Она умирает не громом и не взрывом — она умирает долго, по-стариковски, как та женщина у мельницы, что таскала мешки всю жизнь и вдруг остановилась.
Русская деревня умирает по утрам: петух перестаёт кричать, и тишина растягивается на целые дворы, на целые улицы, на целые судьбы. Избы стоят, как забытые книги — с заколоченными окнами, с печами, что больше не греют, с иконами, у которых стирается краска.
Здесь каждый столб в ограде помнит имя, а каждая тропинка — чьи-то детские ножки. Когда уезжала молодёжь, уезжали и песни: сначала реже звучали застольные частушки, потом вовсе смолкли колыбельные. Трактор, что когда-то брал на себя груз целого урожая, заржавел у леса; крики птиц стали главным музыкальным тактом. Поля зарастают крапивой, и превращаются в память о том, что было.
Осенью деревня умирает особенно красиво: золотые листья падают, как монеты. Звон колокола слышится всё реже, но когда он всё же раздается, кажется, сам небосвод подслушивает и отвечает эхом.
Умирающие деревни. Это не просто социальный феномен — это смещение слоёв истории. Здесь сплетаются древняя вера и светская практика, женская молитва и мужской труд, и все это либо уходит в архив, либо остаётся в одном пожилом человеке, который продолжает пахать борозду памяти, пока может. Дома превращаются в декорации, на которых ветер репетирует свои монологи. Ветер знает все имена; ветер помнит секреты.
И в этом умирании есть эпичность — не пафос чьей-то победы, а широта прощания. Как умирает море в заливе, оставляя камни и водоросли, так и деревня оставляет вещи: сундуки, расписные ложки, записи в тетрадках, забытые рецепты, мелодии на губной гармошке.

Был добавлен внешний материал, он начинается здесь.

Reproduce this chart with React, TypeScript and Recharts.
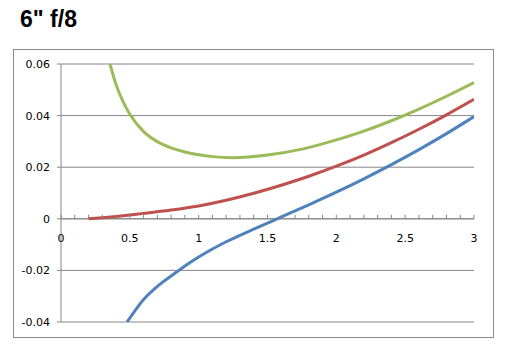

Это не тихая трагедия одного дня, это длинная повесть о том, как уходят эпохи, не попрощавшись.
Но даже когда крыша обвалится от времени, и окно станет глазом чердака без зрачка, земля всё ещё хранит семена — не только пшеницы, но и слов, жестов, истории и памяти о деревенской жизни.
Пусть уходящая деревня останется в наших рассказах и в наших фотографиях.